Editorial: A Charlie Brown Christmas tree

Original by Quadell via Wikimedia CommonsOriginal by Quadell via Wikimedia Commons

It’s the Rodney Dangerfield of Christmas trees. Compared with nonnative Douglas or Fraser firs or Colorado blue spruces, it gets absolutely no respect. Its branches are too close together, its needles too prickly, and its stature too scrawny. You never see it at Christmas tree farms or lots. And yet it is, to my mind, the most authentic of Christmas trees — and the one that is most identified with Rappahannock County.

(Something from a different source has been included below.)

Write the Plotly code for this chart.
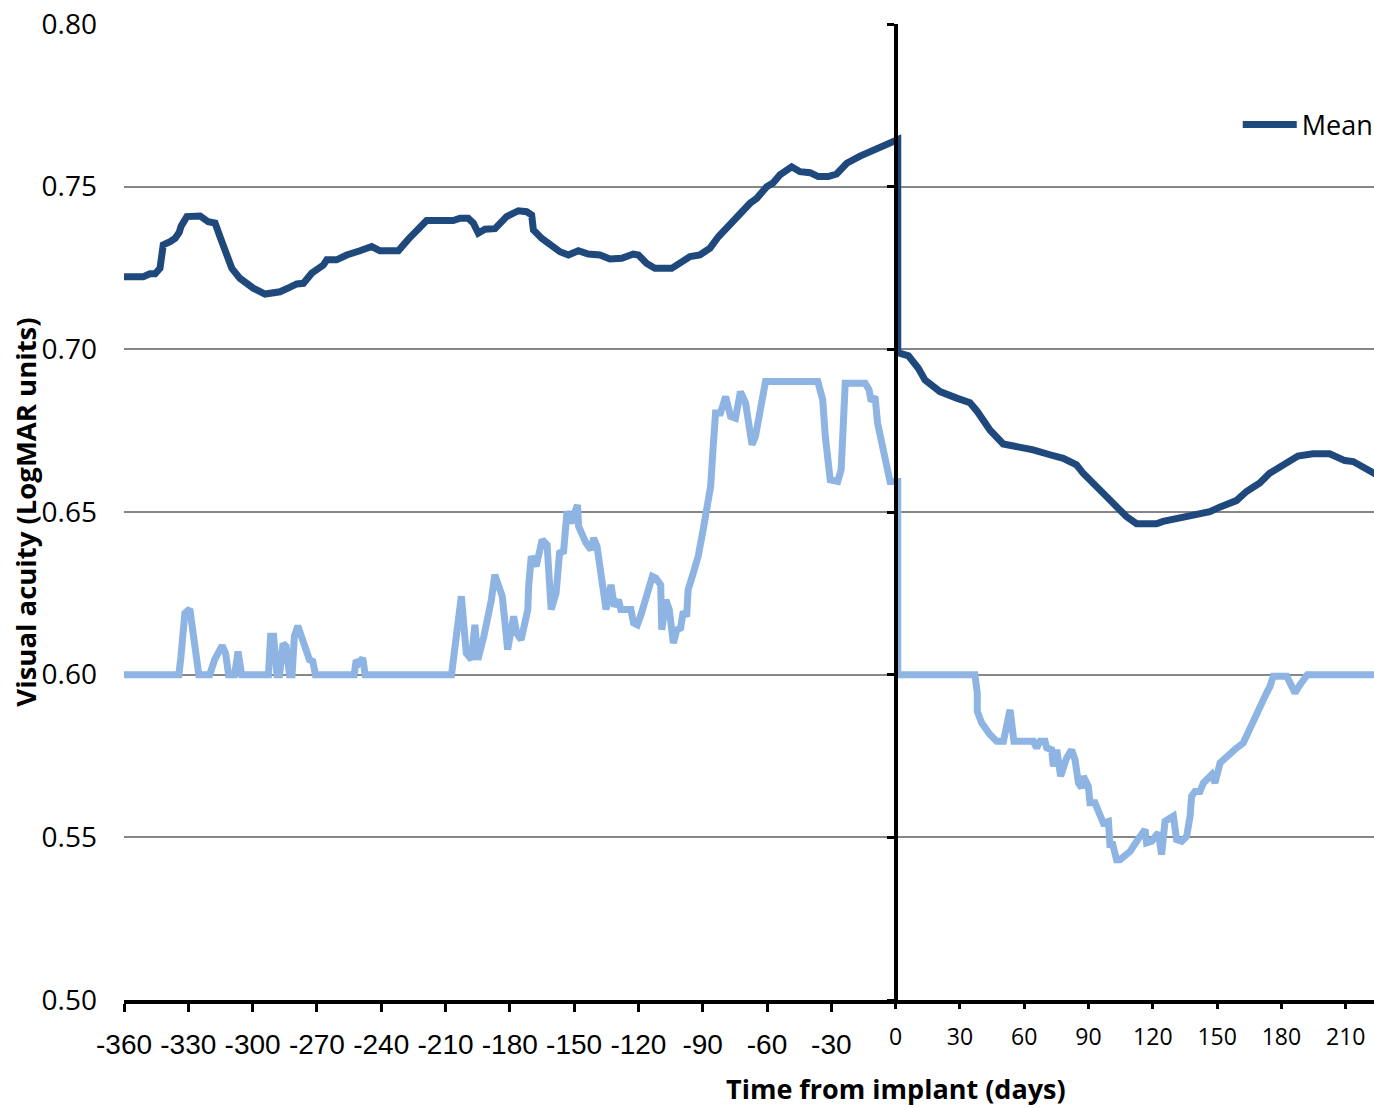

Of the Virginia cedar, I sing. Formally called the Juniperus virginiana, it’s also known as the eastern redcedar, red cedar, eastern juniper, red juniper, pencil cedar or aromatic cedar. The Native American name means “redwood.” European settlers first took note of it on Roanoke Island, in 1564, and it became prized — because of its resistance to insects and weather — by colonists for building furniture, rail fences and log cabins.

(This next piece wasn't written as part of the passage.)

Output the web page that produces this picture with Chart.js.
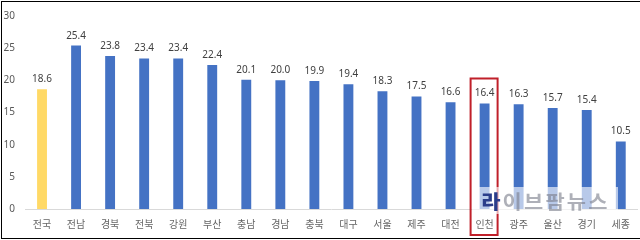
<!DOCTYPE html>
<html>
<head>
<meta charset="utf-8">
<script src="https://cdn.jsdelivr.net/npm/chart.js@4"></script>
<style>
  html, body { margin: 0; padding: 0; background: #fff; }
  #wrap { position: relative; width: 640px; height: 240px; overflow: hidden; }
  #frame { position: absolute; left: 1px; top: 1px; width: 639px; height: 236px;
           border-top: 1px solid #000; border-left: 1px solid #000; border-bottom: 1px solid #000;
           pointer-events: none; }
  #wm { position: absolute; left: 472px; top: 187px; width: 146px; height: 27px;
        background: rgba(255,255,255,0.62); pointer-events: none;
        font-family: 'Noto Sans CJK KR', sans-serif; font-weight: bold; font-size: 19px;
        line-height: 27px; letter-spacing: 2px; text-align: center; white-space: nowrap;
        color: rgba(125,128,140,0.62); }
  #wm span { display: inline-block; transform: scaleX(1.1); }
  #wm b { color: #2b3d8a; }
</style>
</head>
<body>
<div id="wrap">
  <canvas id="c" width="640" height="240"></canvas>
  <div id="wm"><span><b>라</b>이브팜뉴스</span></div>
  <div id="frame"></div>
</div>
<script>
const categories = ['전국','전남','경북','전북','강원','부산','충남','경남','충북','대구','서울','제주','대전','인천','광주','울산','경기','세종'];
const values = [18.6, 25.4, 23.8, 23.4, 23.4, 22.4, 20.1, 20.0, 19.9, 19.4, 18.3, 17.5, 16.6, 16.4, 16.3, 15.7, 15.4, 10.5];
const yTicks = [0, 5, 10, 15, 20, 25, 30];
const highlightCategory = '인천';
const nationalCategory = '전국';

const FONT = "'Noto Sans', 'Noto Sans CJK KR', sans-serif";
const barColors = categories.map(c => c === nationalCategory ? '#FFD966' : '#4472C4');

const valueLabels = {
  id: 'valueLabels',
  afterDatasetsDraw(chart) {
    const ctx = chart.ctx;
    const meta = chart.getDatasetMeta(0);
    ctx.save();
    ctx.font = "10px " + FONT;
    ctx.fillStyle = '#404040';
    ctx.textAlign = 'center';
    ctx.textBaseline = 'alphabetic';
    meta.data.forEach((bar, i) => {
      ctx.fillText(values[i].toFixed(1), bar.x, bar.y - 7);
    });
    ctx.restore();
  }
};

const highlightBox = {
  id: 'highlightBox',
  afterDraw(chart) {
    const idx = categories.indexOf(highlightCategory);
    if (idx < 0) return;
    const xs = chart.scales.x, ys = chart.scales.y;
    const cx = xs.getPixelForValue(idx);
    const top = ys.getPixelForValue(values[idx]) - 25;
    const bottom = chart.chartArea.bottom + 26;
    const ctx = chart.ctx;
    ctx.save();
    ctx.strokeStyle = '#C0202A';
    ctx.lineWidth = 2;
    ctx.strokeRect(cx - 14, top, 27, bottom - top);
    ctx.restore();
  }
};

new Chart(document.getElementById('c'), {
  type: 'bar',
  data: {
    labels: categories,
    datasets: [{
      data: values,
      backgroundColor: barColors,
      borderWidth: 0,
      categoryPercentage: 1,
      barPercentage: 0.29
    }]
  },
  options: {
    responsive: false,
    animation: false,
    devicePixelRatio: 1,
    layout: { padding: { top: 10, right: 1, left: 0, bottom: 0 } },
    plugins: { legend: { display: false }, tooltip: { enabled: false } },
    scales: {
      y: {
        min: 0, max: 30,
        afterBuildTicks(scale) { scale.ticks = yTicks.map(v => ({ value: v })); },
        afterFit(scale) { scale.width = 25; },
        ticks: { padding: 10, color: '#595959', font: { size: 10, family: FONT } },
        grid: { display: false, drawTicks: false },
        border: { display: false }
      },
      x: {
        afterFit(scale) { scale.height = 31; },
        ticks: { padding: 10, color: '#666666', font: { size: 10, family: FONT }, maxRotation: 0, autoSkip: false },
        grid: { display: false, drawTicks: false },
        border: { display: true, color: '#D9D9D9', width: 1 }
      }
    }
  },
  plugins: [valueLabels, highlightBox]
});
</script>
</body>
</html>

But nowadays it’s often considered a weed tree because it is so hardy and prolific. In ecological succession, it is termed a “pioneer invader” — meaning it is one of the first trees to repopulate cleared, eroded or otherwise damaged land. Because it is resistant to extremes of drought, heat and cold and can grow well in all types of soil (rocky, sandy, clay), it is a Darwinian survivor, often living for hundreds of years.

In Rappahannock County, cedars are everywhere — along fence lines, in any uncut field, at woodland’s edge — like Christmas ornaments, decorating winter’s dull brown landscape. To single out one and then cut it down has been a tradition in my family going back to my own childhood. That Virginia cedar is not explicitly bred as a Christmas tree and is native to the land on which we live — these two facts alone give the tree special meaning. But, as my children got older and became painfully conscious of what their peers thought, they grew embarrassed of what they called our “Charlie Brown Christmas tree.”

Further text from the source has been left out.